:: GIVEN PROBLEM ::
Extract word for word the lines of the listing from its start to the line holding "plt.rcParams['font.family'] = ['Liberation", both ends kept; pictures are not part of the copy.

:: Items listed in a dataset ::
• • • •

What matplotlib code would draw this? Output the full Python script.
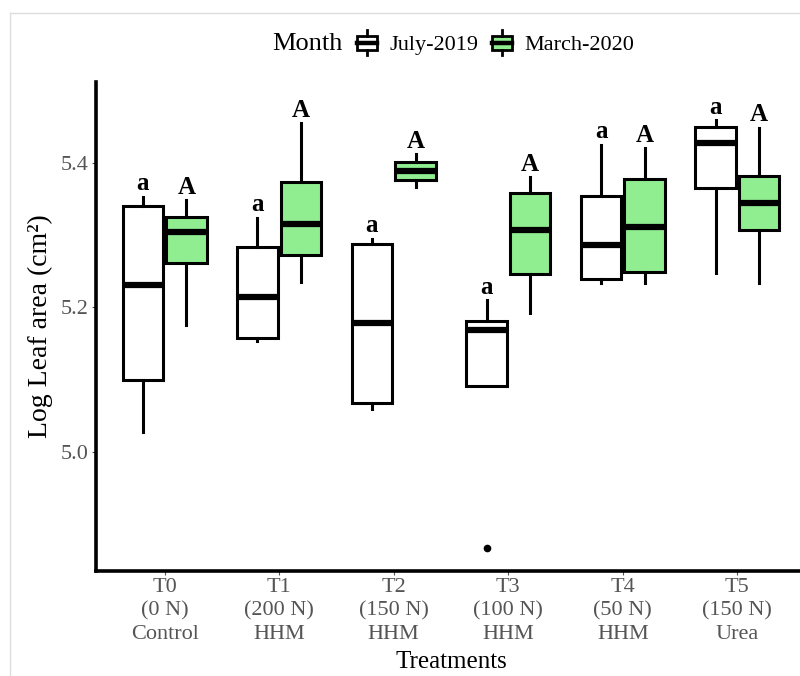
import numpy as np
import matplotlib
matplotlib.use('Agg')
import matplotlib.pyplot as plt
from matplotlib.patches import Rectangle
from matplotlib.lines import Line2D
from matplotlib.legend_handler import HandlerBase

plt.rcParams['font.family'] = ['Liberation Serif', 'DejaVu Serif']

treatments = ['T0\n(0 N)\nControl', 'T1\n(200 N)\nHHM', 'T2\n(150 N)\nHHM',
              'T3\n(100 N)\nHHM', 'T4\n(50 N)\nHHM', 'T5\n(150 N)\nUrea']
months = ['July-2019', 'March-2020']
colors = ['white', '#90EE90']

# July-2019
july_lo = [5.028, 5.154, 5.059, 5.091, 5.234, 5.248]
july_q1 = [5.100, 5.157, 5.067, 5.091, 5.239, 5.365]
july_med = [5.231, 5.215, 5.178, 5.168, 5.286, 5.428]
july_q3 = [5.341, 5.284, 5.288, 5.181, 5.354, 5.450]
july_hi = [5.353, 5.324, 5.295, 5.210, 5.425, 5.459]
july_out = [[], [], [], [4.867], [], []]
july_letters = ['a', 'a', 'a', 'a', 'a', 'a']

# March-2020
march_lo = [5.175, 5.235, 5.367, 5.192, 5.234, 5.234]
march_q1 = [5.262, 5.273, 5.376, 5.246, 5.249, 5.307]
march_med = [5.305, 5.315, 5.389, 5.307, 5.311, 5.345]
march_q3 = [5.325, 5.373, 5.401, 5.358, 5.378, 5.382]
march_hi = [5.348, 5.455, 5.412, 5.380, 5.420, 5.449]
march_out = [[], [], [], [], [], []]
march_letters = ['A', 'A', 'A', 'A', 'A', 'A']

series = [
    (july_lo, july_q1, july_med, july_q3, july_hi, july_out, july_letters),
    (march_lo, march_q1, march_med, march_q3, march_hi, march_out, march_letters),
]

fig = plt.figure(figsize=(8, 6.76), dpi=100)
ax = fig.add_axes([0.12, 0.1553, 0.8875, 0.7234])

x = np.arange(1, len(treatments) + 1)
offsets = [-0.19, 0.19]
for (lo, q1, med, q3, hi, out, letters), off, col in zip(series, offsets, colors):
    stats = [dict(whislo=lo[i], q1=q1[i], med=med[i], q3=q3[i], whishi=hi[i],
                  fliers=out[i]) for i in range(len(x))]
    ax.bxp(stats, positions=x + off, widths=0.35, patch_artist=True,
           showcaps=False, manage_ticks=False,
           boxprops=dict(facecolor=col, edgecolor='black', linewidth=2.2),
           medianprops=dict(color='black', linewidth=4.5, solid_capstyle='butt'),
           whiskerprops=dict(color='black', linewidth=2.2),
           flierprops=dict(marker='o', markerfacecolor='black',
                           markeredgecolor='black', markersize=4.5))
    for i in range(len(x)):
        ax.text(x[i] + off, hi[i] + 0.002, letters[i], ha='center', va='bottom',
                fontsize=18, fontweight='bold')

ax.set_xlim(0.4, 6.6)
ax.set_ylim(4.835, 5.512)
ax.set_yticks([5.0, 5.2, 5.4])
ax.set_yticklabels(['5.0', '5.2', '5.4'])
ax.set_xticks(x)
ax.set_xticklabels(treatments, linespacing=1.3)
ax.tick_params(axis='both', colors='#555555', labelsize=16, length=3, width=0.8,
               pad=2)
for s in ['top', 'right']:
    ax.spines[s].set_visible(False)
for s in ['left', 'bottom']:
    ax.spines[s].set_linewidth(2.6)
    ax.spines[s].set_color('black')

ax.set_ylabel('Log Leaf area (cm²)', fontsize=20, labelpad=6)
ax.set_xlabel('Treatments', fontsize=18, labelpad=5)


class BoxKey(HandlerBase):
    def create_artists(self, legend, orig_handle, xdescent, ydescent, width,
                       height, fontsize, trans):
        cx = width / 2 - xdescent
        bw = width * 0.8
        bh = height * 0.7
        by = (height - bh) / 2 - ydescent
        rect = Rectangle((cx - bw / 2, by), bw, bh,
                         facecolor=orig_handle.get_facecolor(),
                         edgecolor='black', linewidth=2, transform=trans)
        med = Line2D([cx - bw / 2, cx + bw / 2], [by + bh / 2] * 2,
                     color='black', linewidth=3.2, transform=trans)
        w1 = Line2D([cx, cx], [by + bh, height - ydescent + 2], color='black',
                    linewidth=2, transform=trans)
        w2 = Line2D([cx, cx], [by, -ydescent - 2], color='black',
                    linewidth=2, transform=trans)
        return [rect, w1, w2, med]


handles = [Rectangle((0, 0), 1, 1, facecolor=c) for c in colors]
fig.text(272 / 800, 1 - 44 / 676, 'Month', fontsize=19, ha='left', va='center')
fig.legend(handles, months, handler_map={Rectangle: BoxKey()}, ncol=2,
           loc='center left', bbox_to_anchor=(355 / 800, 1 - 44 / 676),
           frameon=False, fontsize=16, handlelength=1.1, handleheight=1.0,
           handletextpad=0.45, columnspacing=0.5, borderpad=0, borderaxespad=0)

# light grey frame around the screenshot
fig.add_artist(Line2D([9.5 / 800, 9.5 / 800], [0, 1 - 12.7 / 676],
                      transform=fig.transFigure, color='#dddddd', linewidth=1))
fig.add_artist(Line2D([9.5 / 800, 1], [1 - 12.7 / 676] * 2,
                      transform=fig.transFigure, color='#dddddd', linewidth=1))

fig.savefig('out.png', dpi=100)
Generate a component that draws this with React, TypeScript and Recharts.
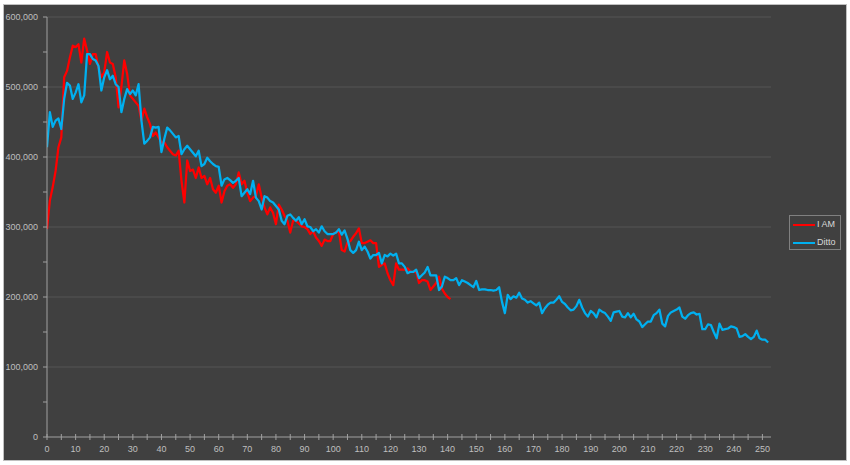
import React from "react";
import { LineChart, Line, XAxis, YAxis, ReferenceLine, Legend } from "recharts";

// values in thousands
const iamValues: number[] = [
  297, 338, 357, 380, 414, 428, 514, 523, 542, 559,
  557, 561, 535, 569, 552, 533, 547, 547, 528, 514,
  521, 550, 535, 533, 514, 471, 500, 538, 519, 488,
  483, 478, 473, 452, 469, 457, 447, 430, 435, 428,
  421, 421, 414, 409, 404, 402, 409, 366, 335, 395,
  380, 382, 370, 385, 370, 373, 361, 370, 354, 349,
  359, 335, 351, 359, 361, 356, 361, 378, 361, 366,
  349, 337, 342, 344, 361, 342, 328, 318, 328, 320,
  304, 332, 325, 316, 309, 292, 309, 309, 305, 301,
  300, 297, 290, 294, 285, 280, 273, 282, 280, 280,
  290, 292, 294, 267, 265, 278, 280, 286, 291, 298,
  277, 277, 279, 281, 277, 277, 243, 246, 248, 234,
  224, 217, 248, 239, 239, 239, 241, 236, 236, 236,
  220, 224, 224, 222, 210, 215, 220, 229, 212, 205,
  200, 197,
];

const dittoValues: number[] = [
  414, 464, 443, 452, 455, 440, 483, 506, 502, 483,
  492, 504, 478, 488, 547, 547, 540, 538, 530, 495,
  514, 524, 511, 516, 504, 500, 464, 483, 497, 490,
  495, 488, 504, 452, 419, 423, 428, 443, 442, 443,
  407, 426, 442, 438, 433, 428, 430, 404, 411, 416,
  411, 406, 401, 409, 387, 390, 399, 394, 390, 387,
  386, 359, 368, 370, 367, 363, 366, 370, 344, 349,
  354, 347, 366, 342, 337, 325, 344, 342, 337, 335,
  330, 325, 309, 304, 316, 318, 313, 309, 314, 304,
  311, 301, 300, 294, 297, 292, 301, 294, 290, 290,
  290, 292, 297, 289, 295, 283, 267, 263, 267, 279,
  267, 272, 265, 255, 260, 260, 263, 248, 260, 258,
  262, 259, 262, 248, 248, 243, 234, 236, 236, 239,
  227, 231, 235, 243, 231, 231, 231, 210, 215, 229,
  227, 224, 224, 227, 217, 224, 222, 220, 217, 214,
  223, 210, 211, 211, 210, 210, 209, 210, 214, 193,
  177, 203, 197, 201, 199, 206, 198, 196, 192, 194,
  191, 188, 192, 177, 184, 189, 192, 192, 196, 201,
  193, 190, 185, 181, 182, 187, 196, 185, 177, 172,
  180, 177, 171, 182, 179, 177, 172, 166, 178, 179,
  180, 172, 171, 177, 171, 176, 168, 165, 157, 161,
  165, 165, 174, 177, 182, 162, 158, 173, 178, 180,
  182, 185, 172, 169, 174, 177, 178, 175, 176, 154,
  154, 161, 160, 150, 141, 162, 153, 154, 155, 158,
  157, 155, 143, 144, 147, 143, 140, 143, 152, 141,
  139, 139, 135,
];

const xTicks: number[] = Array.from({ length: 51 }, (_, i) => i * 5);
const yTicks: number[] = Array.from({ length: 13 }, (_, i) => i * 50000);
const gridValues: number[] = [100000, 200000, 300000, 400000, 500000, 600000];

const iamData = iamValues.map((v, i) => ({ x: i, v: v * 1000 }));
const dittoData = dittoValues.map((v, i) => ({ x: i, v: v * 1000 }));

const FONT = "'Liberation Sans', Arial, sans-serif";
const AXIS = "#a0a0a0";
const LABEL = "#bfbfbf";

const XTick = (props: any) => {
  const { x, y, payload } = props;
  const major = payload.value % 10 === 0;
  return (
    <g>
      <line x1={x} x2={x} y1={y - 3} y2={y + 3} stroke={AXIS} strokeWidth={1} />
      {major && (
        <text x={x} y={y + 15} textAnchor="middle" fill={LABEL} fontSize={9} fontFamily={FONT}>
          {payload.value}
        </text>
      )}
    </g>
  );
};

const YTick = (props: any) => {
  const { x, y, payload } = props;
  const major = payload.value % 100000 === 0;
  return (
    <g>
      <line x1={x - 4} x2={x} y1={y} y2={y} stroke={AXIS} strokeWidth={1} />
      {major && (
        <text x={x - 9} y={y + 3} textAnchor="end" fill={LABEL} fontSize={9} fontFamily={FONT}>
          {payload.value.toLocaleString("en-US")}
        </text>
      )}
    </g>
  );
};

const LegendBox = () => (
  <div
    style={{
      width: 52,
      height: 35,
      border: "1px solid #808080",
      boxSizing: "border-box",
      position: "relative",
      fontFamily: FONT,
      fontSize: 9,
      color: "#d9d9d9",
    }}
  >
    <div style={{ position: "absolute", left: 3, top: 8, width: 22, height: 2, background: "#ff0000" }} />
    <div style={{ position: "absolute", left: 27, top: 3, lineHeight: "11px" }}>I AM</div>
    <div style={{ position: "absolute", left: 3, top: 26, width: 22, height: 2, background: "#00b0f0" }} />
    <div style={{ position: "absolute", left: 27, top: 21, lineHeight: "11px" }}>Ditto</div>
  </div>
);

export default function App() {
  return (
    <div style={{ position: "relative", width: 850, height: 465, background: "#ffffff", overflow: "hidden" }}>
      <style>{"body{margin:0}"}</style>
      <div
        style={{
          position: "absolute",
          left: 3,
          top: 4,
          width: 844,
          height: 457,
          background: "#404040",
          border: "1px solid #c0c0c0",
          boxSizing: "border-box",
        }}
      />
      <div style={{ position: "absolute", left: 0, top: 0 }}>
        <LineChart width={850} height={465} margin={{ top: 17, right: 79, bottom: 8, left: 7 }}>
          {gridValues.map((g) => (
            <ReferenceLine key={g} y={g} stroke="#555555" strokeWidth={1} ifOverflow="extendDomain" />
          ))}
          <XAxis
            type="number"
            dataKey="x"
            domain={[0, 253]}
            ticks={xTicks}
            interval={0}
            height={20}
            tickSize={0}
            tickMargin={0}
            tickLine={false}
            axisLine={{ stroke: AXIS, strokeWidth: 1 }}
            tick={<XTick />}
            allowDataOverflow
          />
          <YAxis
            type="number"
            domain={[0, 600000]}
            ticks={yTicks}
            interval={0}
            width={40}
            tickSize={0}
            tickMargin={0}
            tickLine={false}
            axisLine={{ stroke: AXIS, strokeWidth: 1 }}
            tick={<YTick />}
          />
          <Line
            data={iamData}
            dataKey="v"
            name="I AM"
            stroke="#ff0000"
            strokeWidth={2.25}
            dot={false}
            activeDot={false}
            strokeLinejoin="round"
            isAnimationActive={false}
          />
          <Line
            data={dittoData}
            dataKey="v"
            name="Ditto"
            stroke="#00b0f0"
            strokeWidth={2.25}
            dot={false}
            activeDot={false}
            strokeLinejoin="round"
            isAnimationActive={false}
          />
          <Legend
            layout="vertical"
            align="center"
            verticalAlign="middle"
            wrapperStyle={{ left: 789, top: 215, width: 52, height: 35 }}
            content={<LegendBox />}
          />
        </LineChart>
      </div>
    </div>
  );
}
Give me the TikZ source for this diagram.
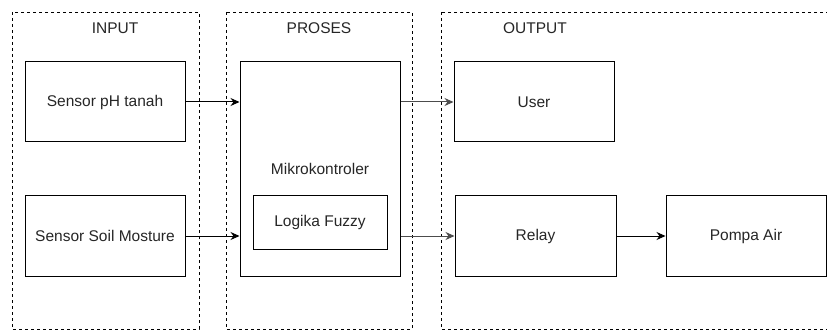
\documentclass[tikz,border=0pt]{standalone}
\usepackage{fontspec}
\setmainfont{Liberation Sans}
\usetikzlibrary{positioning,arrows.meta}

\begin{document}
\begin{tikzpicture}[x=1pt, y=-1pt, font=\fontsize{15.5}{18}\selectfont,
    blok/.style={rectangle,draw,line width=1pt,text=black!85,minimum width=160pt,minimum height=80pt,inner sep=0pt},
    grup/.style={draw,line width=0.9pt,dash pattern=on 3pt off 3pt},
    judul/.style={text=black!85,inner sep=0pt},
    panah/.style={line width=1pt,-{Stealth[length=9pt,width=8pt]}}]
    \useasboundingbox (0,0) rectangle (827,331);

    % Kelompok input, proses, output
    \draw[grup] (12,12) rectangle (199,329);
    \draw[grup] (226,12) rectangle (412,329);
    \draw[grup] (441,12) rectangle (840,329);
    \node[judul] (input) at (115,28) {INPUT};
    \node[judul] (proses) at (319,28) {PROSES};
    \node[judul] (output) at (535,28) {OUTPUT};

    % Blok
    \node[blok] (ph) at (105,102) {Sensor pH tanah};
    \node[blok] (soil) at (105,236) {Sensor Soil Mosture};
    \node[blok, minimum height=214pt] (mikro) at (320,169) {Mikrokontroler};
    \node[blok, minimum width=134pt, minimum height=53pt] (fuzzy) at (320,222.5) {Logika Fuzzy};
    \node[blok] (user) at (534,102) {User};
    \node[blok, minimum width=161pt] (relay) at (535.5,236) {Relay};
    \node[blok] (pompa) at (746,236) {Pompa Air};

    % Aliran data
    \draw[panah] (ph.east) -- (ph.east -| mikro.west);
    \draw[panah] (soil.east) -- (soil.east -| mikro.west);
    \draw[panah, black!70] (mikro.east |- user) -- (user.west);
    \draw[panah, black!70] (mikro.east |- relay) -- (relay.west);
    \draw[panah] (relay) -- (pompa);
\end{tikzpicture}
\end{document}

• • • •

:: COMPLETE RESPONSE ::
What matplotlib code would draw this? Output the full Python script.
import numpy as np
import matplotlib
matplotlib.use('Agg')
import matplotlib.pyplot as plt
from matplotlib.patches import Rectangle
from matplotlib.lines import Line2D
from matplotlib.legend_handler import HandlerBase

plt.rcParams['font.family'] = ['Liberation Serif', 'DejaVu Serif']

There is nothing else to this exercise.